Rita Farrell, a Hoosier native of Hamilton County, now works in Bentonville, Arkansas with the Gundersen National Child Protection Training Center. Rita posed a question to a room of 82 CAC team members in Noblesville, Indiana: “How do we defend what we testify [in court]?”. Rita came back to Indiana for a two day training event for forensic interviewers, prosecutors, Department of Child Services family case managers, prosecutors and law enforcement officers to help answer that question.
Rita shared her experiences working with children in forensic interviewers coupled with her deep understanding of new and emerging trends and techniques for interviewers. A new training protocol, “Child First”, aims to help interviewers learn best practices and evidence-based methods to help defend testimony. “This is really the newest and follows many national protocols. It takes a holistic approach to interviewing children.”

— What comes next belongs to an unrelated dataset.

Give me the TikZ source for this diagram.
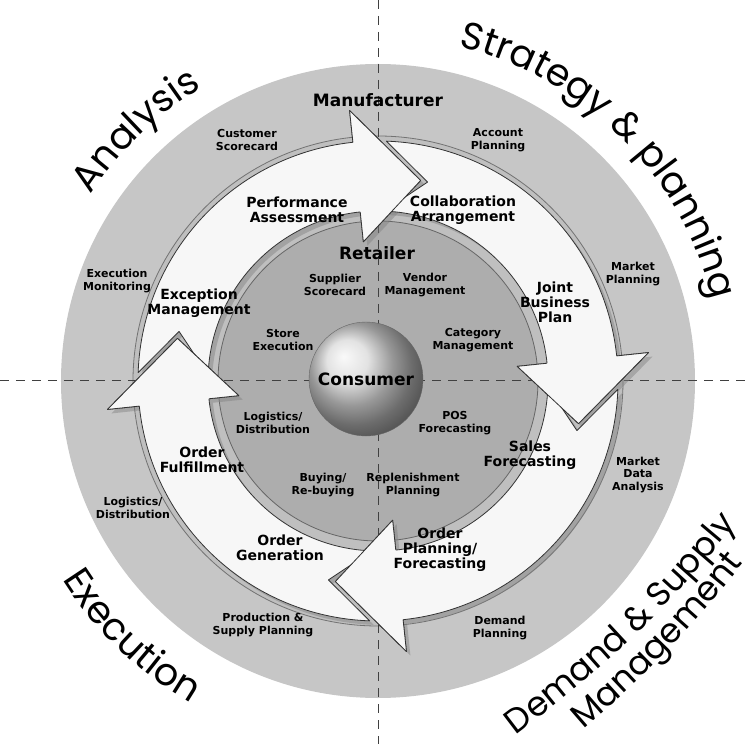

While many interviewers may focus on a specific form of maltreatment, like sexual abuse, Child First will allow interviewers to think more about other maltreatment and have the flexibility to gather more evidence to help the child. Child First might be utilized in a situation where a child is being interviewed for alleged sexual assault with a focus on one suspect, but ensuring there isn’t an additional trafficking charge that needs to be investigated along with several other possible suspects in multiple jurisdictions. “I don’t want any of us to miss something,” Rita said.
“We have to have a purpose in forensic interviewing,” Rita continued. Interviews must be neutral, fact-finding interactions that respond to allegations of maltreatment.”
This event was held July 30 and 31, 2014, and was supported in part by iRecord, presented by Word Systems, Inc.